On Saturday, February 25, 2023 at 7:05:37 AM UTC-8, Ron Shepard wrote:
(snip)
> > 12.8.2:
> > " Backspacing over records written using list-directed or namelist formatting is prohibited."
> This seems to me to be a very strange and overly broad restriction. Even
> if records had been written with list-directed or namelist i/o, in the
> end, they are just records in a file: strings of characters with line
> separators. It seems like one should be able to use normal i/o
> operations thereafter on those records. In fact, for an old file, one
> might not even know exactly how some of the records had been written
> (text editor, shell script, C program, fortran program, etc.). But this
> restriction implies that once written by fortran list-directed i/o, they
> are tainted forever after, even through multiple open and close
> statements or even if opened at some time later in a completely
> different program.
In the case of an actual FORMAT, either a FORMAT statement,
or string constant or variable, the number of records written
by a WRITE statement, or read by a READ statement is known.
(Might be variable with implied-DO, but the variable is known.)

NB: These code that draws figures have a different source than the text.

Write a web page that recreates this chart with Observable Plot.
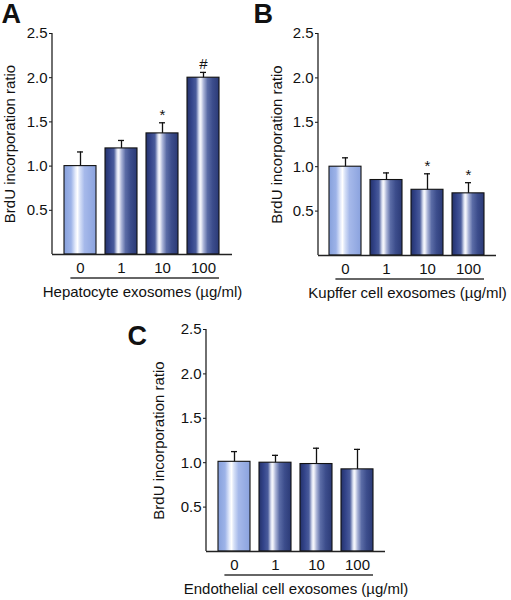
<!DOCTYPE html>
<html><head><meta charset="utf-8">
<script src="https://cdn.jsdelivr.net/npm/d3@7"></script>
<script src="https://cdn.jsdelivr.net/npm/@observablehq/plot@0.6"></script>
<style>
body{margin:0;background:#fff;}
#wrap{position:relative;width:511px;height:600px;overflow:hidden;font-family:"Liberation Sans",Arial,sans-serif;}
#wrap > svg{position:absolute;}
</style></head><body>
<div id="wrap"></div>
<script>
// ---- data ----
const doses = ["0", "1", "10", "100"];
const yTicks = [0.5, 1.0, 1.5, 2.0, 2.5];
const yLabel = "BrdU incorporation ratio";

const hepMean = [1.00, 1.20, 1.37, 2.00];
const hepSem  = [0.16, 0.09, 0.12, 0.06];
const hepSig  = ["", "", "*", "#"];
const hepLabel = "Hepatocyte exosomes (µg/ml)";

const kupMean = [1.00, 0.85, 0.74, 0.70];
const kupSem  = [0.10, 0.08, 0.18, 0.12];
const kupSig  = ["", "", "*", "*"];
const kupLabel = "Kupffer cell exosomes (µg/ml)";

const endMean = [1.01, 1.00, 0.985, 0.925];
const endSem  = [0.115, 0.083, 0.178, 0.225];
const endSig  = ["", "", "", ""];
const endLabel = "Endothelial cell exosomes (µg/ml)";

const wrap = document.getElementById("wrap");
const FONT = '"Liberation Sans", Arial, sans-serif';

// gradient defs
const defs = d3.select(wrap).append("svg").attr("width", 0).attr("height", 0)
  .style("position", "absolute").style("left", "0").style("top", "0").append("defs");
function grad(id, stops) {
  const g = defs.append("linearGradient").attr("id", id).attr("x1", 0).attr("x2", 1).attr("y1", 0).attr("y2", 0);
  stops.forEach(([o, c]) => g.append("stop").attr("offset", o).attr("stop-color", c));
}
grad("gradLight", [["0%", "#86a0dc"], ["22%", "#9db3e8"], ["36%", "#e6ecfb"], ["42%", "#ffffff"], ["50%", "#d6e0f7"], ["64%", "#a6b9ea"], ["100%", "#8aa2de"]]);
grad("gradDark", [["0%", "#24326a"], ["14%", "#33448a"], ["28%", "#4a5c9c"], ["38%", "#dfe4f3"], ["43%", "#f6f7fc"], ["52%", "#a8b2d6"], ["64%", "#5b6ca6"], ["80%", "#3c4d8c"], ["100%", "#2b3a76"]]);

function panel(p) {
  const data = doses.map((d, i) => ({dose: d, mean: p.mean[i], upper: p.mean[i] + p.sem[i], sig: p.sig[i]}));
  const plot = Plot.plot({
    width: p.width, height: p.height,
    marginTop: p.mt, marginBottom: p.mb, marginLeft: p.ml, marginRight: p.mr,
    style: {fontFamily: FONT, fontSize: "15px", color: "#111", background: "transparent", overflow: "visible"},
    x: {domain: doses, paddingInner: 0.21, paddingOuter: 0.264, label: null},
    y: {domain: [0, 2.5], label: null},
    marks: [
      Plot.axisY({ticks: yTicks, tickFormat: d3.format(".1f"), tickSize: 3, tickPadding: 2, label: null}),
      Plot.axisX({tickSize: 0, tickPadding: 8, label: null}),
      Plot.barY(data, {x: "dose", y: "mean", fill: d => d.dose === doses[0] ? "url(#gradLight)" : "url(#gradDark)", stroke: "#111", strokeWidth: 1.1}),
      Plot.ruleX(data, {x: "dose", y1: "mean", y2: "upper", stroke: "#111", strokeWidth: 1.3}),
      Plot.tickY(data, {x: "dose", y: "upper", insetLeft: 13, insetRight: 13, stroke: "#111", strokeWidth: 1.3}),
      Plot.text(data, {x: "dose", y: "upper", text: "sig", lineAnchor: "bottom", dy: -3, fontSize: 15}),
      Plot.ruleY([0], {stroke: "#222", strokeWidth: 1.3}),
      Plot.text([yLabel], {text: d => d, frameAnchor: "left", textAnchor: "middle", rotate: -90, dx: -p.labelDx, fontSize: 15}),
      Plot.text([p.xLabel], {text: d => d, frameAnchor: "bottom", dy: 42, fontSize: 15}),
      Plot.text([p.letter], {text: d => d, frameAnchor: "top-left", textAnchor: "start", lineAnchor: "top", dx: p.letterDx, dy: p.letterDy, fontSize: 27, fontWeight: "bold"})
    ]
  });
  plot.style.left = p.left + "px";
  plot.style.top = p.top + "px";
  const xs = plot.scale("x"), ys = plot.scale("y");
  const svg = d3.select(plot);
  // y axis line
  svg.append("line")
    .attr("x1", xs.range[0]).attr("x2", xs.range[0])
    .attr("y1", ys.apply(0)).attr("y2", ys.apply(2.5))
    .attr("stroke", "#222").attr("stroke-width", 1.3);
  // underline under dose labels
  const uy = ys.apply(0) + 24;
  svg.append("line")
    .attr("x1", xs.apply(doses[0]) + xs.bandwidth * 0.2)
    .attr("x2", xs.apply(doses[doses.length - 1]) + xs.bandwidth)
    .attr("y1", uy).attr("y2", uy)
    .attr("stroke", "#333").attr("stroke-width", 1.4);
  wrap.appendChild(plot);
}

panel({letter: "A", mean: hepMean, sem: hepSem, sig: hepSig, xLabel: hepLabel,
  left: 0, top: 0, width: 250, height: 310, mt: 33, mb: 56, ml: 52, mr: 18,
  labelDx: 42, letterDx: -51, letterDy: -30});
panel({letter: "B", mean: kupMean, sem: kupSem, sig: kupSig, xLabel: kupLabel,
  left: 255, top: 0, width: 256, height: 310, mt: 33, mb: 55, ml: 63, mr: 15,
  labelDx: 41, letterDx: -65, letterDy: -30});
panel({letter: "C", mean: endMean, sem: endSem, sig: endSig, xLabel: endLabel,
  left: 110, top: 300, width: 290, height: 300, mt: 29, mb: 49, ml: 96, mr: 15,
  labelDx: 47, letterDx: -79, letterDy: -4});
</script>
</body></html>
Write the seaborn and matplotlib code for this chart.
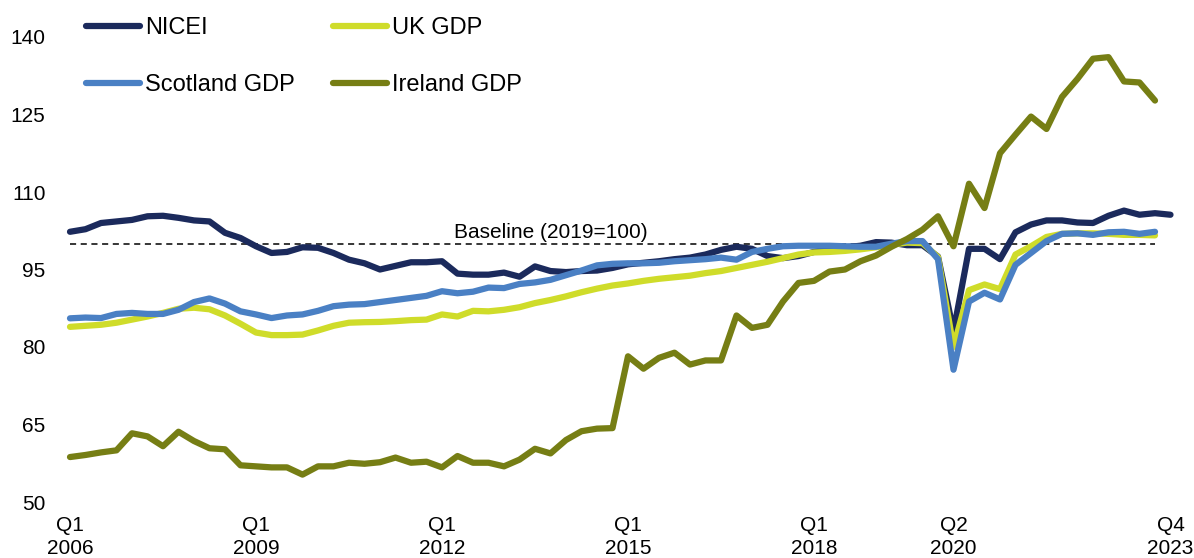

In the case of NAMELIST or list-directed, it isn't.
The standard is a little broader than it could be, but not much.
To be less broad, it would have to define exactly the cases where
you could, and could not, depend on the number of records.
(I believe that WRITE(*,*), and READ(*,*) reliable write and read
one record. Past that, you can't say much.)
Reminds me in Fortran 77 (and VAX/VMS) days, I was reading
in some X, Y data.
READ(5,1,END=2) (X(I), Y(I), I=1,N)
and expecting N to be one more than the number of items read.
In actual DO loops, the DO variable keeps its value when it leaves
the loop. Seems like it should for implied-DO. I even had a
blank DEC bug report form to fill out.
But the standard doesn't require that.